Lies dormant until needed
In a paper published to Construction and Building Materials, the team revealed how it was inspired by the healing nature of the human body, which takes nutrients that can produce new substitutes to repair the damaged parts.
So, after much searching, the team finally found an unusual answer in the form of a fungus called Trichoderma reesi.
When mixed with concrete, the researchers found that it could lie dormant for extended periods of time, until the first crack appears.
“The fungal spores, together with nutrients, will be placed into the concrete matrix during the mixing process,” explained Congrui Jin of Binghamton University.
“When cracking occurs, water and oxygen will find their way in. With enough water and oxygen, the dormant fungal spores will germinate, grow and precipitate calcium carbonate to heal the cracks.”

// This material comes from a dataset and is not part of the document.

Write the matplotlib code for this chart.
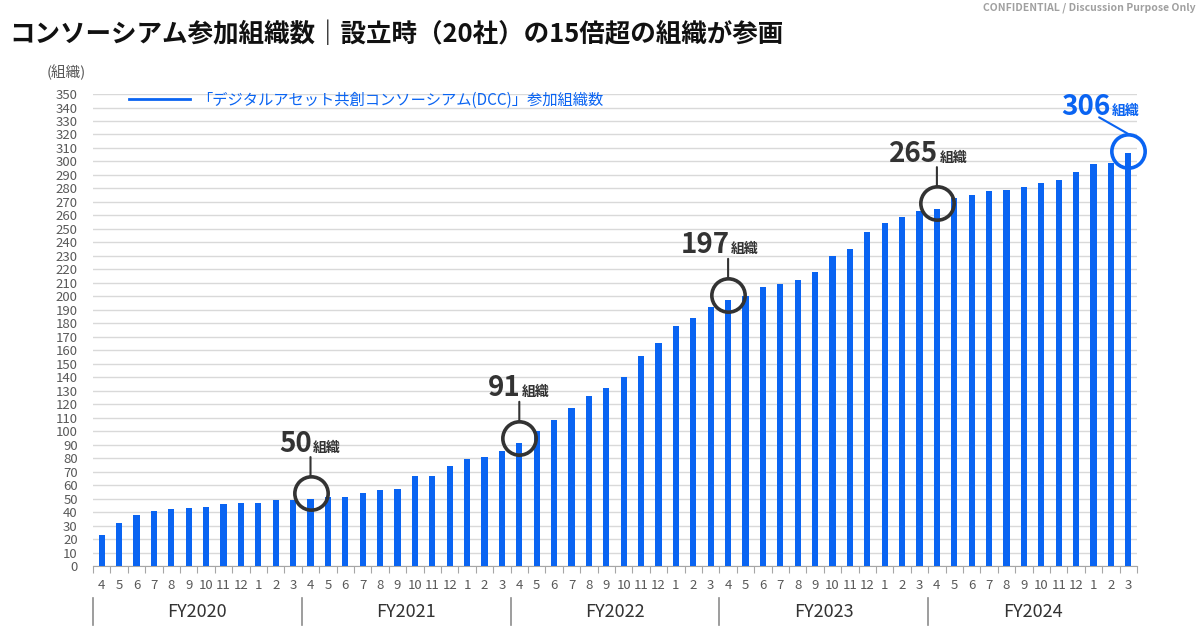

More importantly, when the cracks are completely filled again and the fungi can no longer receive oxygen and water, it will once again form spores.
This means that, further down the line, the already-repaired concrete could once again be wakened to perform its healing abilities.
Full potential of fungus
As the research is still in the early stages, the biggest focus now is to ensure the survivability of the fungus within the harsh environment of concrete.
With further adjustments, however, Jin believes the fungus could achieve its full, self-healing potential.
“There are still significant challenges to bring an efficient self-healing product to the concrete market.
“In my opinion, further investigation in alternative microorganisms such as fungi and yeasts for the application of self-healing concrete becomes of great potential importance.”